Epistemic injustice


Epistemic injustice is unfairness related to knowledge. The first systematic theory of epistemic injustice was introduced in 2007 by British philosopher Miranda Fricker, who coined the term. According to Fricker, there are two kinds of epistemic injustice: testimonial injustice and hermeneutical injustice.

Testimonial injustice

Testimonial injustice is unfairness related to trusting someone's word. An injustice of this kind occurs when someone is ignored or not believed because of their gender, their race or broadly, because of their identity. Fricker gives the example of Londoner Duwayne Brooks, who witnessed the murder of his friend Stephen Lawrence. The police officers who arrived at the scene regarded Brooks with suspicion, a response that was widely criticized. According to an official inquiry, "the officers failed to concentrate upon Mr Brooks and to follow up energetically the information which he gave them. Nobody suggested that he should be used in searches of the area, although he knew where the assailants had last been seen. Nobody appears properly to have tried to calm him, or to accept that what he said was true." That is, the police officers failed to view Brooks as a credible witness, in part due to racial bias. According to Fricker, this was a case of testimonial injustice, which occurs when "prejudice causes a hearer to give a deflated level of credibility to a speaker’s word." Testimonial injustice is often accompanied by hermeneutical injustice, to which we now turn.

Hermeneutical injustice

Hermeneutical injustice is injustice related to how people interpret their lives.
To understand this kind of injustice, it is useful to consider a concrete example. In the 1970s, the label "sexual harassment" was introduced to describe something that many people, especially women, had experienced since time immemorial.
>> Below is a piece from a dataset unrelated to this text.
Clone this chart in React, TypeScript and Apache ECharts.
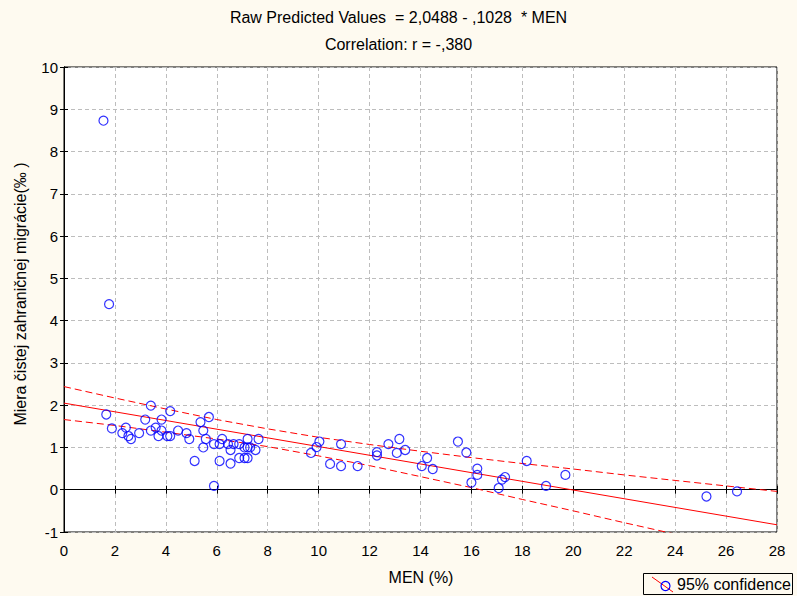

Imagine the year is 1960, before the label was introduced. Consider a woman who experiences sexual harassment in this year. She may have difficulty putting her experience into words. The difficulty that she faces is no accident. It is due to women's exclusion from full participation in the shaping of the English language. Now imagine it is 1980. The woman may now better understand what has happened to her. However, she may struggle to explain this experience to someone else, because the concept of sexual harassment is not yet well known. The difficulty she faces is, again, no accident. It is due to women's exclusion from equal participation in the institutions and industries devoted to making sense of, describing, and explaining human experiences — such as journalism, publishing, and academia. Miranda Fricker argues that women's unequal participation in the shaping of the categories through which we all understand the world makes some women's lives less intelligible, whether to themselves or to others. What is true of women here is also true of other marginalized groups.
Hermeneutical injustice occurs when someone's experiences are not well understood — by themselves or by others — because these experiences do not fit any concepts known to them, due to the historic exclusion of some groups of people from activities, such as scholarship and journalism, that shape which concepts become well known.

Further developments

Other scholars have expanded what the term "epistemic injustice" includes. These contributions have included naming kinds of epistemic injustice such as epistemic oppression, epistemic exploitation, silencing as testimonial quieting and as testimonial smothering, contributory injustice, distributive epistemic injustice, and epistemic trust injustice. José Medina has advocated for an account of epistemic injustice that incorporates more voices and pays attention to context and the relationships at play. Elizabeth S. Anderson has argued that attention should be given to the structural causes and structural remedies of epistemic injustice. A closely related literature on epistemologies of ignorance has also been developing, which has included the identification of overlapping concepts such as white ignorance and willful hermeneutical ignorance.
Kristie Dotson has warned that some definitions that could leave out important contributions to the ongoing discussion around epistemic injustice. Gaile Pohlhaus Jr. has replied that the concept should therefore be considered an open one, and many different approaches to the concept should be considered.

History

The term "epistemic injustice" was not coined until 2007, but Vivian May has argued Sojourner Truth in the 1860s and Anna Julia Cooper in the 1890s anticipated the concept in claiming that Black women are denied full and equal recognition as knowers. Pohlhaus Jr. points to Gayatri Chakrovorty Spivak's 1988 essay Can the Subaltern Speak? as another anticipation. In that essay, Spivak describes what she calls epistemic violence occurring when subaltern persons are prevented from speaking for themselves about their own interests because of others claiming to know what those interests are.
In 2017, the Routledge Handbook of Epistemic Injustice was published, compiling chapters addressing both the theoretical work on the concept and efforts to apply that theory to practical case studies.
The term "epistemic injustice" has also been used by Rajeev Bhargava, an Indian political theorist, to describe how colonized groups were wronged when colonizing powers replaced or in some other way negatively impacted the concepts and categories that colonized groups used to understand themselves and the world.